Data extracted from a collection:
╔══

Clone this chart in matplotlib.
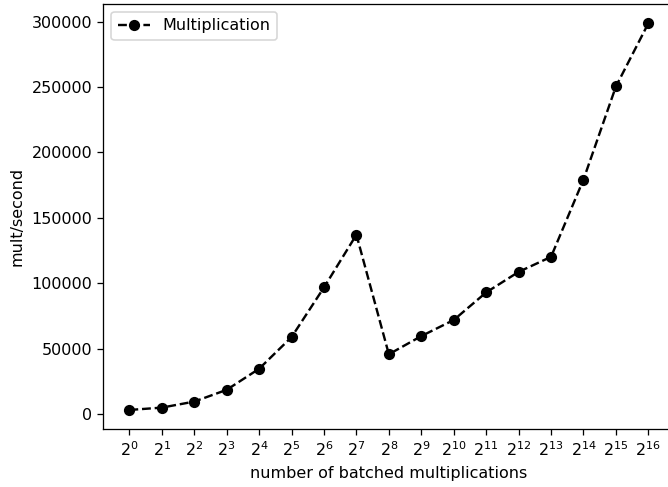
import matplotlib.pyplot as plt
import numpy as np

# batch sizes as powers of two: 2^0 .. 2^16
exponents = list(range(0, 17))
tick_labels = ["$2^{%d}$" % e for e in exponents]

# multiplications per second
mult_per_sec = [3000, 4800, 9400, 18400, 34500, 58700, 96700, 137000,
                45600, 59500, 71800, 92900, 108600, 120100, 179200,
                250400, 298700]

# original looks rendered at ~115 dpi, then tightly cropped
DPI = 115
W, H = 668, 487
fig = plt.figure(figsize=(W / DPI, H / DPI), dpi=DPI)
# axes placed in pixels; right edge runs slightly past the figure (cropped in the original)
ax = fig.add_axes([103.4 / W, 1 - 429.3 / H, (674.3 - 103.4) / W, (429.3 - 4) / H])

ax.plot(exponents, mult_per_sec, color="black", linestyle="--", marker="o",
        label="Multiplication")
ax.set_xticks(exponents)
ax.set_xticklabels(tick_labels)
ax.set_xlabel("number of batched multiplications")
ax.set_ylabel("mult/second")
ax.legend(loc="upper left")

fig.savefig("out.png", dpi=DPI)
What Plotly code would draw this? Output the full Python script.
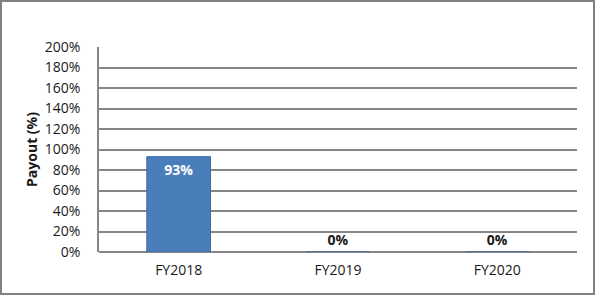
import plotly.graph_objects as go

categories = ["FY2018", "FY2019", "FY2020"]
payout = [93, 0, 0]
labels = ["93%", "0%", "0%"]
y_ticks = list(range(0, 201, 20))
y_tick_labels = [f"{v}%" for v in y_ticks]

FONT = "Open Sans, Liberation Sans, sans-serif"

fig = go.Figure()
fig.add_trace(go.Bar(
    x=categories,
    y=payout,
    text=labels,
    textposition=["inside", "outside", "outside"],
    insidetextanchor="end",
    insidetextfont=dict(color="white", size=14, family=FONT, weight="bold"),
    outsidetextfont=dict(color="#1a1a1a", size=14, family=FONT, weight="bold"),
    marker=dict(color="#4a7ebb", line=dict(color="#3d6aa3", width=1)),
    width=0.4,
    cliponaxis=False,
    hoverinfo="skip",
))

fig.update_layout(
    width=595, height=295,
    margin=dict(l=99, r=18, t=47, b=43),
    paper_bgcolor="white",
    plot_bgcolor="white",
    showlegend=False,
    font=dict(family=FONT, size=14, color="#1a1a1a"),
    xaxis=dict(
        showgrid=False,
        showline=False,
        ticks="",
        tickfont=dict(size=14),
        ticklabelstandoff=8,
    ),
    yaxis=dict(
        range=[0, 200],
        tickvals=y_ticks,
        ticktext=y_tick_labels,
        showgrid=True,
        gridcolor="#868686",
        gridwidth=1.5,
        showline=True,
        linecolor="#868686",
        linewidth=1.5,
        zeroline=True,
        zerolinecolor="#868686",
        zerolinewidth=1.5,
        ticks="",
        ticklabelstandoff=14,
        title=dict(text="<b>Payout (%)</b>", font=dict(size=14), standoff=4),
    ),
)
# outer border spanning the whole figure
fig.add_shape(type="rect", xref="paper", yref="paper",
              x0=-99/478 + 1/478, x1=1 + 17/478, y0=-43/205 + 1/205, y1=1 + 46/205,
              line=dict(color="#808080", width=2), layer="above")

fig.write_html("out.html")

╚══

## What you need to do
Show all lines from the data above in which the word "matplotlib" appears.

## Exercise result
Clone this chart in matplotlib.
import matplotlib.pyplot as plt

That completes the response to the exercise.